Interactive Application Security Testing (IAST)

IAST represents a powerful hybrid. It uses an agent or sensor inside the running application (like DAST) to monitor code execution, but it has visibility into the source code and data flow (like SAST). When a DAST scanner or functional test triggers a code path, the IAST agent can see if tainted data actually reached a sink. This dramatically reduces false positives and provides highly accurate, contextual vulnerability reports. Tools like Contrast Security exemplify this. In a microservices project I consulted on, IAST was pivotal in pinpointing the exact service and line of code responsible for a deserialization vulnerability that both SAST and DAST had only vaguely identified.

Software Composition Analysis (SCA): The Essential Third Pillar

No discussion is complete without mentioning SCA. While SAST and DAST analyze your custom code, SCA (tools like Snyk, Mend) analyzes your dependencies—the open-source libraries and frameworks you import. It catalogs them, identifies known vulnerabilities (via databases like the NVD), and flags license risks. In modern applications where 80-90% of the codebase is dependencies, SCA is non-optional and works hand-in-hand with SAST/DAST.

A Strategic Framework for Tool Selection and Integration

So, how do you decide? Throwing every tool at every project is wasteful. Here’s a framework I’ve developed and refined through trial and error across startups and enterprises.

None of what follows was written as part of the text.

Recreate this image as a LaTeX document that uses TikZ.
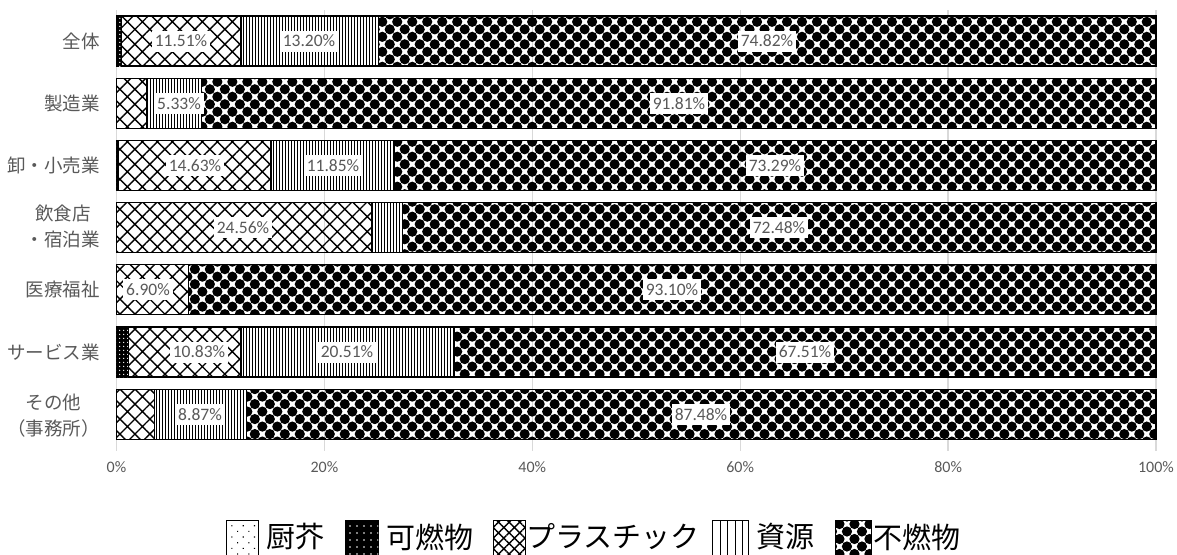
\documentclass[tikz,border=0pt]{standalone}
\usepackage{fontspec}
\setmainfont{Carlito}
\newfontfamily\jpfont{Noto Sans CJK JP}
\usetikzlibrary{patterns.meta}
\definecolor{labelgray}{HTML}{595959}
\definecolor{gridgray}{HTML}{D9D9D9}
\tikzset{
	seg/.style={draw=black, line width=1.1pt},
	kitchen/.style={seg, pattern={Dots[angle=45, distance=#1, radius=0.8pt]}},
	kitchen/.default=6pt,
	burnable/.style={seg, fill=black, postaction={pattern={Dots[distance=#1, radius=0.8pt]}, pattern color=white}},
	burnable/.default=4pt,
	plastic/.style={seg, pattern={Hatch[angle=45, distance=#1, line width=1.4pt]}},
	plastic/.default=10.6pt,
	resource/.style={seg, pattern={Lines[angle=90, distance=#1, line width=1pt]}},
	resource/.default=3pt,
	inert/.style={seg, pattern={Dots[angle=45, distance=10.6pt, radius=5.1pt]}},
	grid/.style={draw=gridgray, line width=1.3pt},
	catlabel/.style={anchor=east, align=center, inner sep=0pt, text=labelgray, font=\jpfont\fontsize{18.5}{26}\selectfont},
	vlabel/.style={fill=white, text=labelgray, inner xsep=3pt, inner ysep=0pt, minimum height=21pt, font=\fontsize{17.5}{19}\selectfont},
	ticklabel/.style={text=labelgray, inner sep=0pt, font=\fontsize{16}{18}\selectfont},
	keytext/.style={anchor=west, inner sep=0pt, font=\jpfont\fontsize{29}{32}\selectfont},
}

\begin{document}
\begin{tikzpicture}[x=1pt, y=-1pt]
	\useasboundingbox (0,0) rectangle (1177,554);
	\clip (0,0) rectangle (1177,554);

	\foreach \p in {0,20,...,100} {
		\draw[grid] (116.5+10.395*\p,10) -- (116.5+10.395*\p,451);
		\node[ticklabel] (tick-\p) at (116.5+10.395*\p,467) {\p\%};
	}

	\foreach \ya/\va/\vb/\vc/\vd/\ve in {41/0.07/0.40/11.51/13.20/74.82,
		103.2/0/0/2.86/5.33/91.81, 165.4/0.03/0.20/14.63/11.85/73.29,
		227.6/0/0/24.56/2.96/72.48, 289.8/0/0/6.90/0/93.10,
		352/0/1.15/10.83/20.51/67.51, 414.2/0/0/3.65/8.87/87.48} {
		\pgfmathsetmacro\xa{116.5+10.395*\va}
		\pgfmathsetmacro\xb{\xa+10.395*\vb}
		\pgfmathsetmacro\xc{\xb+10.395*\vc}
		\pgfmathsetmacro\xd{\xc+10.395*\vd}
		\path[kitchen] (116.5,\ya-25) rectangle (\xa,\ya+25);
		\path[burnable] (\xa,\ya-25) rectangle (\xb,\ya+25);
		\path[plastic] (\xb,\ya-25) rectangle (\xc,\ya+25);
		\path[resource] (\xc,\ya-25) rectangle (\xd,\ya+25);
		\path[inert] (\xd,\ya-25) rectangle (1156,\ya+25);
	}

	\foreach \nm/\xl/\yl/\tx in {all-pl/181/41/11.51, all-rs/309/41/13.20, all-in/767/41/74.82,
		mfg-rs/179/103.2/5.33, mfg-in/679/103.2/91.81,
		retail-pl/195/165.4/14.63, retail-rs/333/165.4/11.85, retail-in/775/165.4/73.29,
		food-pl/243/227.6/24.56, food-in/779/227.6/72.48,
		med-pl/148/289.8/6.90, med-in/672/289.8/93.10,
		svc-pl/199/352/10.83, svc-rs/347/352/20.51, svc-in/805/352/67.51,
		other-rs/200/414.2/8.87, other-in/701/414.2/87.48}
		\node[vlabel] (lab-\nm) at (\xl,\yl) {\tx\%};

	\node[catlabel] (cat-all) at (100,41) {全体};
	\node[catlabel] (cat-mfg) at (100,103.2) {製造業};
	\node[catlabel] (cat-retail) at (100,165.4) {卸・小売業};
	\node[catlabel] (cat-food) at (100,226) {飲食店\\・宿泊業};
	\node[catlabel] (cat-med) at (100,289.8) {医療福祉};
	\node[catlabel] (cat-svc) at (100,352) {サービス業};
	\node[catlabel] (cat-other) at (100,415.5) {その他\\（事務所）};

	\path[kitchen=8pt, line width=0.8pt] (226,520) rectangle (258,558);
	\node[keytext] (key-kitchen) at (266,537) {厨芥};
	\path[burnable=7pt, line width=0.8pt] (345,520) rectangle (378,558);
	\node[keytext] (key-burnable) at (386,537) {可燃物};
	\path[plastic=7.5pt, line width=0.8pt] (493,520) rectangle (525,558);
	\node[keytext] (key-plastic) at (526,537) {プラスチック};
	\path[resource=7.5pt, line width=0.8pt] (712,520) rectangle (748,558);
	\node[keytext] (key-resource) at (756,537) {資源};
	\path[inert, line width=0.8pt] (835,520) rectangle (871,558);
	\node[keytext] (key-inert) at (873,537) {不燃物};
\end{tikzpicture}
\end{document}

Assess Your Codebase Profile

First, analyze your project:
Greenfield vs. Brownfield: For new projects, integrate SAST and SCA from day one to establish hygiene. For large legacy systems, start with DAST and SCA to find critical runtime and dependency risks without being overwhelmed by millions of SAST findings.
Technology Stack: Ensure your chosen SAST tool has robust support for your primary languages and frameworks.
Deployment Model: Cloud-native, containerized apps suit CI-integrated SAST and container-specific DAST. Monolithic enterprise apps may need more traditional DAST scanning.

Map Tools to SDLC Phases

Weave tools into the fabric of development, don't just bolt them on at the end.
Developer IDE: Use lightweight SAST (linters) for real-time feedback.
Pre-commit / Pull Request: Gate commits with SAST and SCA checks for new issues. Block introductions of critical vulnerabilities.
CI/CD Build Pipeline: Run full SAST, SCA, and unit/integration tests. Fail the build on policy violations.
Staging/Pre-Production: Execute comprehensive DAST and IAST scans against a built, deployed artifact. This is your final security gate.
Production (Monitored): Consider passive DAST/RASP (Runtime Application Self-Protection) for monitoring and blocking attacks in real-time.

Prioritize Findings and Foster a Blameless Culture

The output of these tools is a starting point, not a finish line. Establish a clear triage process. Automate the correlation of SAST, DAST, and SCA findings where possible. Most importantly, frame findings as opportunities to improve the system, not to blame developers. Educate your team on how to interpret and fix issues. A tool is only as effective as the human processes that support it.

Conclusion: And vs. Or – Building a Defense-in-Depth Strategy

The question is not "Static vs. Dynamic" but "Static and Dynamic and Interactive and Composition." They are different lenses, each revealing unique flaws. SAST is your meticulous architect, spotting design flaws in the blueprint. DAST is your stress-testing engineer, shaking the finished structure to find weaknesses. IAST is your embedded inspector, watching the building in use.

In my experience, the most resilient software is built by teams that strategically leverage this entire spectrum. Start by understanding the core principles and limitations outlined here. Then, begin a phased integration based on your specific risk profile, development velocity, and resources. The goal is not to achieve a perfect, zero-finding score—that's often an illusion—but to establish a continuous, feedback-driven process that systematically reduces risk and elevates code quality. By choosing the right tool for the right job at the right time, you transform application security from a costly, late-stage audit into a seamless, value-adding component of your software delivery lifecycle.